Keep only those lines of the records that include the string "this".
------
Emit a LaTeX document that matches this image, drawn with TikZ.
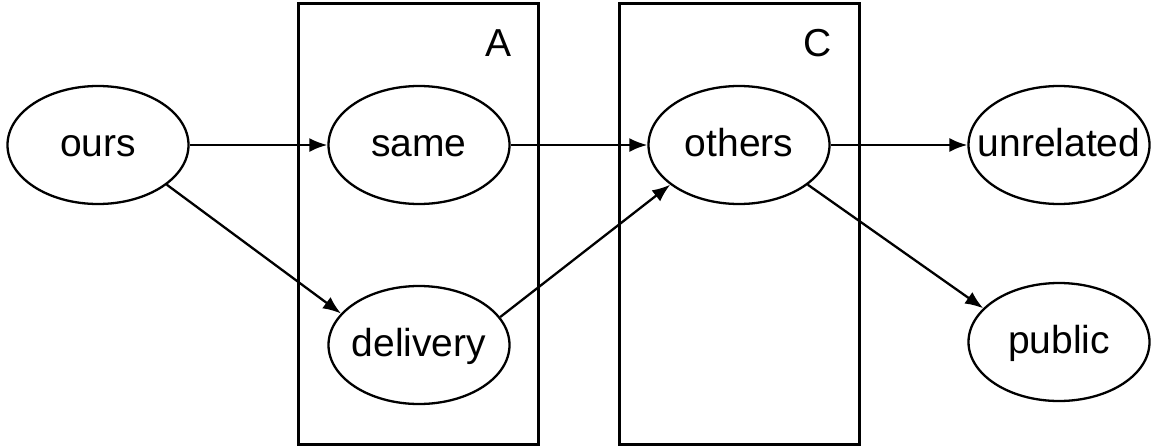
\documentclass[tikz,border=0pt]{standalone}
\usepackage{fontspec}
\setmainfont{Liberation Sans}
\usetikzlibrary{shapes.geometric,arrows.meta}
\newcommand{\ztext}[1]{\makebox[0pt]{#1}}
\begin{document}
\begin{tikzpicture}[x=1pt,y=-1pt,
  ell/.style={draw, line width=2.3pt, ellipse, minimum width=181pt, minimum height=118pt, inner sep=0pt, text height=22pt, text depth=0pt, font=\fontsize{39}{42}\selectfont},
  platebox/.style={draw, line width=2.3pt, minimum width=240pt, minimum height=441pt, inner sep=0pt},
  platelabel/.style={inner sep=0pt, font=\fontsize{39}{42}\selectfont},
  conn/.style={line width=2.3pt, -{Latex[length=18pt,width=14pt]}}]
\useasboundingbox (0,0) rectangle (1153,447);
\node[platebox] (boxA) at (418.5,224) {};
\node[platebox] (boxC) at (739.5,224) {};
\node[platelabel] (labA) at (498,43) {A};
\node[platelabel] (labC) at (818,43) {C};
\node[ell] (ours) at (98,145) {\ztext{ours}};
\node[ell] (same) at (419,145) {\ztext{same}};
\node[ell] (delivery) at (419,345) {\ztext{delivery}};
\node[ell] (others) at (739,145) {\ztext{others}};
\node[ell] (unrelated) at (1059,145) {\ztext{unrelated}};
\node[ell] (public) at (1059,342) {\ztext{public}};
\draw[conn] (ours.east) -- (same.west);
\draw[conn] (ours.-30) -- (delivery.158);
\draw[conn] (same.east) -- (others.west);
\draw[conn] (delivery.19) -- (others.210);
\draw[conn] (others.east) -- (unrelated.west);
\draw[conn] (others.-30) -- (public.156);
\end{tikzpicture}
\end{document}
------
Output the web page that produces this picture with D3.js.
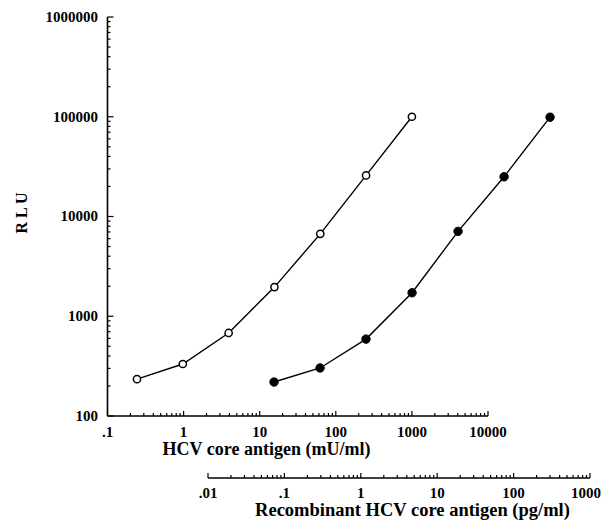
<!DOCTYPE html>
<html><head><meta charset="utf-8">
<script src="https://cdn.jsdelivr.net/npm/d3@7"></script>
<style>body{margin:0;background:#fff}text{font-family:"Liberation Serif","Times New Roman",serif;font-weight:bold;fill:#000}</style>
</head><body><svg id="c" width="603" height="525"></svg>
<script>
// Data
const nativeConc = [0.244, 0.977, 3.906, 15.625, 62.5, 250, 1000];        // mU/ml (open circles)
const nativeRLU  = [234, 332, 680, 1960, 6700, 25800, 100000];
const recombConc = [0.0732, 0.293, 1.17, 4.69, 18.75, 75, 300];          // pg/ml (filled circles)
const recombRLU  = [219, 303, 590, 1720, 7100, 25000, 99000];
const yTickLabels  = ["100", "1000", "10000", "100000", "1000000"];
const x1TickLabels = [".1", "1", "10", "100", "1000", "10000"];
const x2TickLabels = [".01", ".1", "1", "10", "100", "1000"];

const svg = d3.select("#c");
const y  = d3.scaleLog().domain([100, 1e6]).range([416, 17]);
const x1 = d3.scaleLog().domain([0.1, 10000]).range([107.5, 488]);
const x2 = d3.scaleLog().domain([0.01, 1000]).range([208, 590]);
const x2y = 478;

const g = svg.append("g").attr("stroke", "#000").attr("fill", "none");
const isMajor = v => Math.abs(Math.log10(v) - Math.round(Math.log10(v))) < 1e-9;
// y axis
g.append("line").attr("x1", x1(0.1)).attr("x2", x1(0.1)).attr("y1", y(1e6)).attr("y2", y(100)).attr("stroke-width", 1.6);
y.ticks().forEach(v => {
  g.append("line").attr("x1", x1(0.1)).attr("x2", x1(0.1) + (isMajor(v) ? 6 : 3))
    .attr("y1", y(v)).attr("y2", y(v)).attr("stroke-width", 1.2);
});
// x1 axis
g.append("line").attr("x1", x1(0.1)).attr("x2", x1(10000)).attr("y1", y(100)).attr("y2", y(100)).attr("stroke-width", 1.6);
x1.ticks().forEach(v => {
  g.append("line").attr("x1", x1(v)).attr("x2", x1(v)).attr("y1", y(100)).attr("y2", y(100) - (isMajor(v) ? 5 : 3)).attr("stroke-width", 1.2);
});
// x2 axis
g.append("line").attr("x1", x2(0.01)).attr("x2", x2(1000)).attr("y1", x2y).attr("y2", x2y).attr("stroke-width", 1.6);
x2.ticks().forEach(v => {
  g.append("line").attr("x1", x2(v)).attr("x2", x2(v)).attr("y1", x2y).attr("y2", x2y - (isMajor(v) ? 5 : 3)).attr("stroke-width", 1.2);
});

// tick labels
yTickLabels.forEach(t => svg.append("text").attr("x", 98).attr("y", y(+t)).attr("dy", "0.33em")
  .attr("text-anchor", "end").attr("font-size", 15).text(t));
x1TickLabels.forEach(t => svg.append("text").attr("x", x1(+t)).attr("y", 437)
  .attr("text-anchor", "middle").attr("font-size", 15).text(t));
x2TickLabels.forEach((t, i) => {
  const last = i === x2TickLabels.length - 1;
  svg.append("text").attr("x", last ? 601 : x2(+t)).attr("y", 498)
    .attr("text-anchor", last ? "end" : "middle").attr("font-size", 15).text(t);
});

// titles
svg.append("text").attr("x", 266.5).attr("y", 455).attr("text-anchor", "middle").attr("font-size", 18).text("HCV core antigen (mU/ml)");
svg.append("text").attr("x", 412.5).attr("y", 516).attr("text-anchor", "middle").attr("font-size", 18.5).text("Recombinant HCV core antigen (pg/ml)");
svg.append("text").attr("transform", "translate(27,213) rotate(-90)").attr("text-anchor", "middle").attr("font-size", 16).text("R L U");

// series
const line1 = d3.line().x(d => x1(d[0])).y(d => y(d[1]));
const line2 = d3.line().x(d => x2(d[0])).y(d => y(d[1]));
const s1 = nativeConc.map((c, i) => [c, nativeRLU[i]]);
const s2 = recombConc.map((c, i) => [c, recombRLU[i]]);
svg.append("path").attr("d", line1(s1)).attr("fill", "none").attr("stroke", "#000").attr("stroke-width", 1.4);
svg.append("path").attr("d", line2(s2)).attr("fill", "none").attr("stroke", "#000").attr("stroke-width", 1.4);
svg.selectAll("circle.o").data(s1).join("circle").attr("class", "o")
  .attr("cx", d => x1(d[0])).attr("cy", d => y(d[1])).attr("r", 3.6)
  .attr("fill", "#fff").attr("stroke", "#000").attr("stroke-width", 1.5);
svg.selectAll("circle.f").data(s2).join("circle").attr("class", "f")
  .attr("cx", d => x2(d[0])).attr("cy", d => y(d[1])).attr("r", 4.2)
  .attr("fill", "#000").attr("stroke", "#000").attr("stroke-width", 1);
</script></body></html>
------
* TASK RESULT:
Emit a LaTeX document that matches this image, drawn with TikZ.
Output the web page that produces this picture with D3.js.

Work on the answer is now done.